* [Exercise goal]: Skip the pictures and repeat each line of the data exactly.
◆ ◆ ◆
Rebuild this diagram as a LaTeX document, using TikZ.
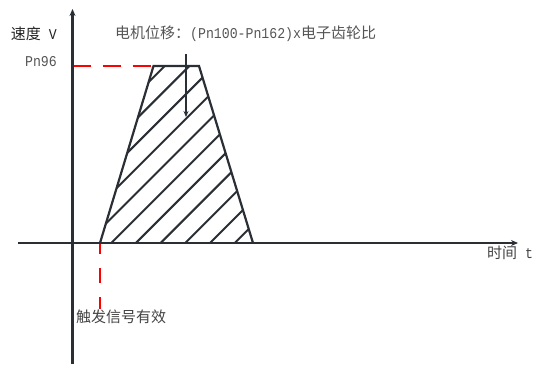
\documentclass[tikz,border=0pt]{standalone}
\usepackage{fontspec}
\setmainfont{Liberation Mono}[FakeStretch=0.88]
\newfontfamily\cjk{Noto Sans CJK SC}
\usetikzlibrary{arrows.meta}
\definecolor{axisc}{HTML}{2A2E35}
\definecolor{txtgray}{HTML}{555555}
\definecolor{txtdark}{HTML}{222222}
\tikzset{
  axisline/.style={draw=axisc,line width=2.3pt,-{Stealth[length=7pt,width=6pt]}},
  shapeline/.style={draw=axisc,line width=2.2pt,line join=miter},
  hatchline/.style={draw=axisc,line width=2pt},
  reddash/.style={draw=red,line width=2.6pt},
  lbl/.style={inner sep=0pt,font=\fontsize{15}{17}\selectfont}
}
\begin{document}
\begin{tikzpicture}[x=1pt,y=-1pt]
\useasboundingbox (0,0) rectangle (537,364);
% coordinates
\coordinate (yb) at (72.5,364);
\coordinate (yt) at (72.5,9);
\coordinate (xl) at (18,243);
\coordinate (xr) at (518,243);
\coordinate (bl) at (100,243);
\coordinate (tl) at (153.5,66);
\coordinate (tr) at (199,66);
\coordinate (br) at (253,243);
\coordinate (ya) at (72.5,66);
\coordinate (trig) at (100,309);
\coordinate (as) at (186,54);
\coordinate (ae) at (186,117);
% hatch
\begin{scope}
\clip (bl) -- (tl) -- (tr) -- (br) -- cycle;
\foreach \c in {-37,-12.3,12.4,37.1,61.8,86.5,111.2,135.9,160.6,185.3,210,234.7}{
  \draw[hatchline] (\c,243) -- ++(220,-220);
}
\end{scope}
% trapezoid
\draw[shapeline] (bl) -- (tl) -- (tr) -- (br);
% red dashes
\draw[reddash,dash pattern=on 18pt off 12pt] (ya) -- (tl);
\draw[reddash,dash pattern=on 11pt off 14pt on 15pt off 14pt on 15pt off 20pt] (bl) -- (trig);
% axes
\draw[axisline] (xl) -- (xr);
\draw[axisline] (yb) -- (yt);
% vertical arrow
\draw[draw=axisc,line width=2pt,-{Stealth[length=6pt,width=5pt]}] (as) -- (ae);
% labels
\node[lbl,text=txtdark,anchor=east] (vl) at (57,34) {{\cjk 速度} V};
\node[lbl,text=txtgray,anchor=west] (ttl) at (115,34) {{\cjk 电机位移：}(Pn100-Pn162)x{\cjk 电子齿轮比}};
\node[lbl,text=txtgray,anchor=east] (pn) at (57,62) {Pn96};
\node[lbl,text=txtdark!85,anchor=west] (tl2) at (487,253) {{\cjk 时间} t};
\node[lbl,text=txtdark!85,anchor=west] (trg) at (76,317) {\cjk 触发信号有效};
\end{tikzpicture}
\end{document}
◆ ◆ ◆
* [Answer to this task]:
Rebuild this diagram as a LaTeX document, using TikZ.
\documentclass[tikz,border=0pt]{standalone}
\usepackage{fontspec}
\setmainfont{Liberation Mono}[FakeStretch=0.88]
\newfontfamily\cjk{Noto Sans CJK SC}
\usetikzlibrary{arrows.meta}
\definecolor{axisc}{HTML}{2A2E35}
\definecolor{txtgray}{HTML}{555555}
\definecolor{txtdark}{HTML}{222222}
\tikzset{
  axisline/.style={draw=axisc,line width=2.3pt,-{Stealth[length=7pt,width=6pt]}},
  shapeline/.style={draw=axisc,line width=2.2pt,line join=miter},
  hatchline/.style={draw=axisc,line width=2pt},
  reddash/.style={draw=red,line width=2.6pt},
  lbl/.style={inner sep=0pt,font=\fontsize{15}{17}\selectfont}
}
\begin{document}
\begin{tikzpicture}[x=1pt,y=-1pt]
\useasboundingbox (0,0) rectangle (537,364);
% coordinates
\coordinate (yb) at (72.5,364);
\coordinate (yt) at (72.5,9);
\coordinate (xl) at (18,243);
\coordinate (xr) at (518,243);
\coordinate (bl) at (100,243);
\coordinate (tl) at (153.5,66);
\coordinate (tr) at (199,66);
\coordinate (br) at (253,243);
\coordinate (ya) at (72.5,66);
\coordinate (trig) at (100,309);
\coordinate (as) at (186,54);
\coordinate (ae) at (186,117);
% hatch
\begin{scope}
\clip (bl) -- (tl) -- (tr) -- (br) -- cycle;
\foreach \c in {-37,-12.3,12.4,37.1,61.8,86.5,111.2,135.9,160.6,185.3,210,234.7}{
  \draw[hatchline] (\c,243) -- ++(220,-220);
}
\end{scope}
% trapezoid
\draw[shapeline] (bl) -- (tl) -- (tr) -- (br);
% red dashes
\draw[reddash,dash pattern=on 18pt off 12pt] (ya) -- (tl);
\draw[reddash,dash pattern=on 11pt off 14pt on 15pt off 14pt on 15pt off 20pt] (bl) -- (trig);
% axes
\draw[axisline] (xl) -- (xr);
\draw[axisline] (yb) -- (yt);
% vertical arrow
\draw[draw=axisc,line width=2pt,-{Stealth[length=6pt,width=5pt]}] (as) -- (ae);
% labels
\node[lbl,text=txtdark,anchor=east] (vl) at (57,34) {{\cjk 速度} V};
\node[lbl,text=txtgray,anchor=west] (ttl) at (115,34) {{\cjk 电机位移：}(Pn100-Pn162)x{\cjk 电子齿轮比}};
\node[lbl,text=txtgray,anchor=east] (pn) at (57,62) {Pn96};
\node[lbl,text=txtdark!85,anchor=west] (tl2) at (487,253) {{\cjk 时间} t};
\node[lbl,text=txtdark!85,anchor=west] (trg) at (76,317) {\cjk 触发信号有效};
\end{tikzpicture}
\end{document}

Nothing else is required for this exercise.